Die Eindrücke sind noch frisch und schmerzhaft, so wird der Gang auf das Feld bei der nächsten Partie unabhängig vom Gegner eine emotionale Herausforderung. Am Freitag ist es soweit und Wolfsburg empfängt zum Rückrunden-Auftakt den ungeschlagenen FC Bayern, der mit einem Sieg auf 14 Punkte davonziehen könnte. Für Hecking wird die Priorität jedoch nicht darin liegen, den Abstand zu verkürzen, sondern ein Gleichgewicht zu finden, im dem sich Wolfsburg auf die kommenden Aufgaben konzentrieren und gleichzeitig die traurigen Momente der letzten Wochen aufarbeiten kann.

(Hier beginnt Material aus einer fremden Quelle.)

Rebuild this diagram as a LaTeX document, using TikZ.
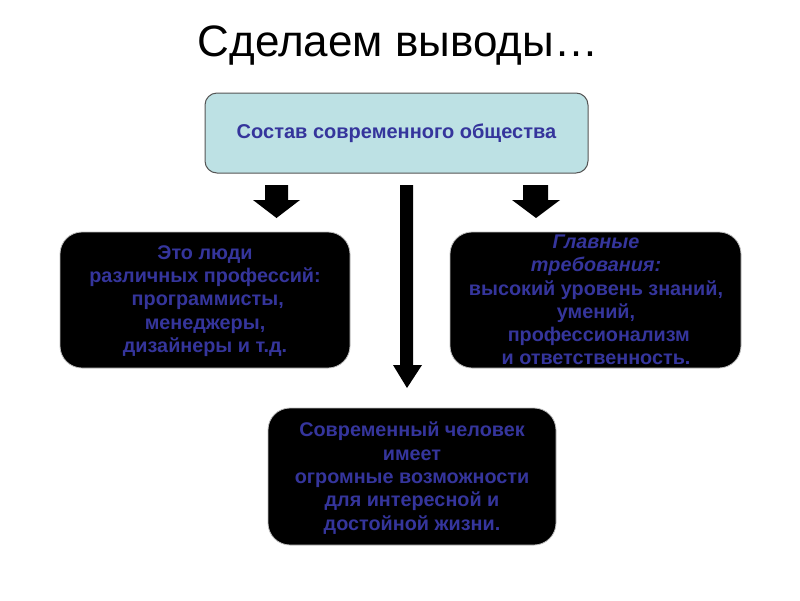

Vor etwas mehr als fünf Jahren brauchte Hannover 96 eine lange Zeit, um sich nach dem Tod von Robert Enke wieder zurechtzufinden. Weitläufige Vergleiche sind aufgrund der unterschiedlichen Situationen sicher nicht angebracht, doch Wolfsburg bat den angesehen Psychologen Dr. Andreas Marlovitz, den Spielern bei der Aufarbeitung der Trauer zu helfen. Marlovitz, der schon in Hannover die Spieler nach Enkes Tod betreut hatte, reiste zur moralischen Unterstützung mit ins Trainingslager nach Kapstadt. Aber auch Hecking hat jetzt eine noch größere Last als sonst zu tragen.

"Ich kann in dieser Situation nicht alles richtig machen", sagte der Trainer gegenüber dem kicker. "Es hat mir sehr geholfen, meine Tränen nicht zurückzuhalten. Wir müssen uns auf die Rückrunde vorbereiten, da können wir uns nicht noch zwei, drei Wochen völlig zurückhalten. Ich habe Riesenvertrauen in das Team … Wir haben eine charakterstarke Mannschaft, eine hohe sportliche Qualität und werden diese Stärke hoffentlich auch in der Rückrunde zeigen." Ein gutes Ergebnis gegen die Bayern am Freitag würde sicher einen großen Teil dazu beitragen, dass nach einer bedrückenden Winterpause wieder so etwas wie Normalität einkehrt.